THE REQUEST: Omit pictures and quote the listing below line by line, from its start through the line that holds "return (H - MB - p) / PH".

SUPPLIED DATA:
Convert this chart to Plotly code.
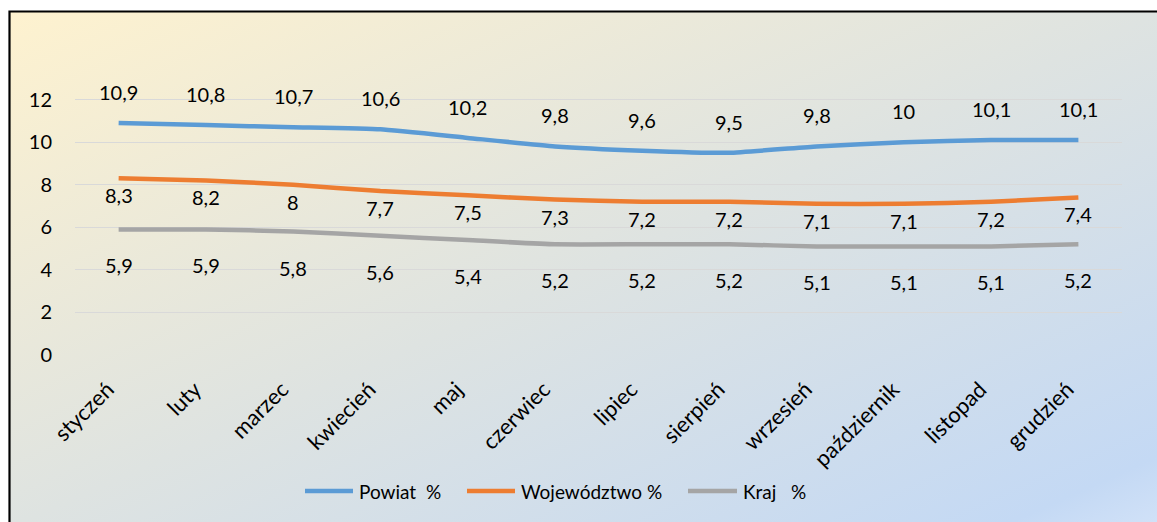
import base64
import plotly.graph_objects as go

months = ["styczeń", "luty", "marzec", "kwiecień", "maj", "czerwiec", "lipiec",
          "sierpień", "wrzesień", "październik", "listopad", "grudzień"]
powiat = [10.9, 10.8, 10.7, 10.6, 10.2, 9.8, 9.6, 9.5, 9.8, 10, 10.1, 10.1]
wojewodztwo = [8.3, 8.2, 8, 7.7, 7.5, 7.3, 7.2, 7.2, 7.1, 7.1, 7.2, 7.4]
kraj = [5.9, 5.9, 5.8, 5.6, 5.4, 5.2, 5.2, 5.2, 5.1, 5.1, 5.1, 5.2]
y_ticks = [0, 2, 4, 6, 8, 10, 12]

series = [
    ("Powiat\u00a0\u00a0%", powiat, "#5B9BD5", 31),
    ("Województwo\u00a0%", wojewodztwo, "#ED7D31", -17),
    ("Kraj\u00a0\u00a0\u00a0%", kraj, "#A5A5A5", -36),
]

FONT = "Lato, 'Open Sans', sans-serif"

def fmt(v):
    return ("%g" % v).replace(".", ",")

# plot area geometry (pixels)
W, H = 1157, 522
ML, MR, MT, MB = 75, 35, 57, 167
PW = W - ML - MR
PH = H - MT - MB

def px_x(p):
    return (p - ML) / PW

def px_y(p):
    return (H - MB - p) / PH

fig = go.Figure()
annotations = []
shapes = []
legend_pos = [(305, 353, 357), (467, 515, 519), (688, 737, 741)]
for (name, vals, color, shift), (lx0, lx1, tx) in zip(series, legend_pos):
    fig.add_trace(go.Scatter(
        x=months, y=vals, name=name, mode="lines",
        line=dict(color=color, width=4.5, shape="spline", smoothing=0.4),
        hoverinfo="skip", showlegend=False,
    ))
    for m, v in zip(months, vals):
        annotations.append(dict(
            x=m, y=v, xref="x", yref="y", text=fmt(v), showarrow=False,
            yshift=shift, font=dict(family=FONT, size=20, color="#000000"),
        ))
    # legend entry
    shapes.append(dict(type="line", xref="paper", yref="paper",
                       x0=px_x(lx0), x1=px_x(lx1), y0=px_y(491), y1=px_y(491),
                       line=dict(color=color, width=4.5)))
    annotations.append(dict(x=px_x(tx), y=px_y(491), xref="paper", yref="paper",
                            xanchor="left", yanchor="middle", text=name, showarrow=False,
                            font=dict(family=FONT, size=19, color="#000000")))

svg = (
    '<svg xmlns="http://www.w3.org/2000/svg" width="400" height="200" preserveAspectRatio="none">'
    '<defs><linearGradient id="g" x1="0" y1="0" x2="1" y2="1">'
    '<stop offset="0" stop-color="#FEF2CF"/>'
    '<stop offset="0.5" stop-color="#DEE3E1"/>'
    '<stop offset="0.93" stop-color="#C4D9F4"/>'
    '<stop offset="1" stop-color="#D2E2F8"/>'
    '</linearGradient></defs>'
    '<rect width="400" height="200" fill="url(#g)"/></svg>'
)
src = "data:image/svg+xml;base64," + base64.b64encode(svg.encode()).decode()

bx0, by0 = 10, 12
fig.add_layout_image(dict(
    source=src, xref="paper", yref="paper",
    x=px_x(bx0), y=px_y(by0), sizex=(W - bx0 + 5) / PW, sizey=(H - by0 + 5) / PH,
    xanchor="left", yanchor="top", sizing="stretch", layer="below",
))

shapes.append(dict(type="rect", xref="paper", yref="paper",
                   x0=px_x(9.5), x1=px_x(W + 20), y0=px_y(H + 20), y1=px_y(11.5),
                   line=dict(color="#000000", width=2.2), fillcolor="rgba(0,0,0,0)",
                   layer="above"))

fig.update_layout(
    width=W, height=H,
    margin=dict(l=ML, r=MR, t=MT, b=MB, autoexpand=False),
    paper_bgcolor="#FFFFFF",
    plot_bgcolor="rgba(0,0,0,0)",
    font=dict(family=FONT, size=18, color="#000000"),
    annotations=annotations,
    shapes=shapes,
    showlegend=False,
    xaxis=dict(
        range=[-0.5, 11.5],
        tickangle=-45, showgrid=False, zeroline=False, showline=False,
        ticks="outside", ticklen=12, tickcolor="rgba(0,0,0,0)",
        ticklabelshift=-11,
        tickfont=dict(family=FONT, size=22, color="#000000"),
        fixedrange=True, automargin=False,
    ),
    yaxis=dict(
        range=[0, 14], tickvals=y_ticks, ticktext=[str(t) for t in y_ticks],
        showgrid=True, gridcolor="#D9D9D9", gridwidth=1.3, zeroline=False,
        showline=False, ticks="outside", ticklen=18, tickcolor="rgba(0,0,0,0)",
        tickfont=dict(family=FONT, size=20, color="#000000"),
        fixedrange=True, automargin=False,
    ),
)

fig.write_html(
    "out.html",
    config={"displayModeBar": False},
    post_script="document.body.style.margin='0';document.body.style.overflow='hidden';",
)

COMPLETED EXERCISE:
Convert this chart to Plotly code.
import base64
import plotly.graph_objects as go

months = ["styczeń", "luty", "marzec", "kwiecień", "maj", "czerwiec", "lipiec",
          "sierpień", "wrzesień", "październik", "listopad", "grudzień"]
powiat = [10.9, 10.8, 10.7, 10.6, 10.2, 9.8, 9.6, 9.5, 9.8, 10, 10.1, 10.1]
wojewodztwo = [8.3, 8.2, 8, 7.7, 7.5, 7.3, 7.2, 7.2, 7.1, 7.1, 7.2, 7.4]
kraj = [5.9, 5.9, 5.8, 5.6, 5.4, 5.2, 5.2, 5.2, 5.1, 5.1, 5.1, 5.2]
y_ticks = [0, 2, 4, 6, 8, 10, 12]

series = [
    ("Powiat\u00a0\u00a0%", powiat, "#5B9BD5", 31),
    ("Województwo\u00a0%", wojewodztwo, "#ED7D31", -17),
    ("Kraj\u00a0\u00a0\u00a0%", kraj, "#A5A5A5", -36),
]

FONT = "Lato, 'Open Sans', sans-serif"

def fmt(v):
    return ("%g" % v).replace(".", ",")

# plot area geometry (pixels)
W, H = 1157, 522
ML, MR, MT, MB = 75, 35, 57, 167
PW = W - ML - MR
PH = H - MT - MB

def px_x(p):
    return (p - ML) / PW

def px_y(p):
    return (H - MB - p) / PH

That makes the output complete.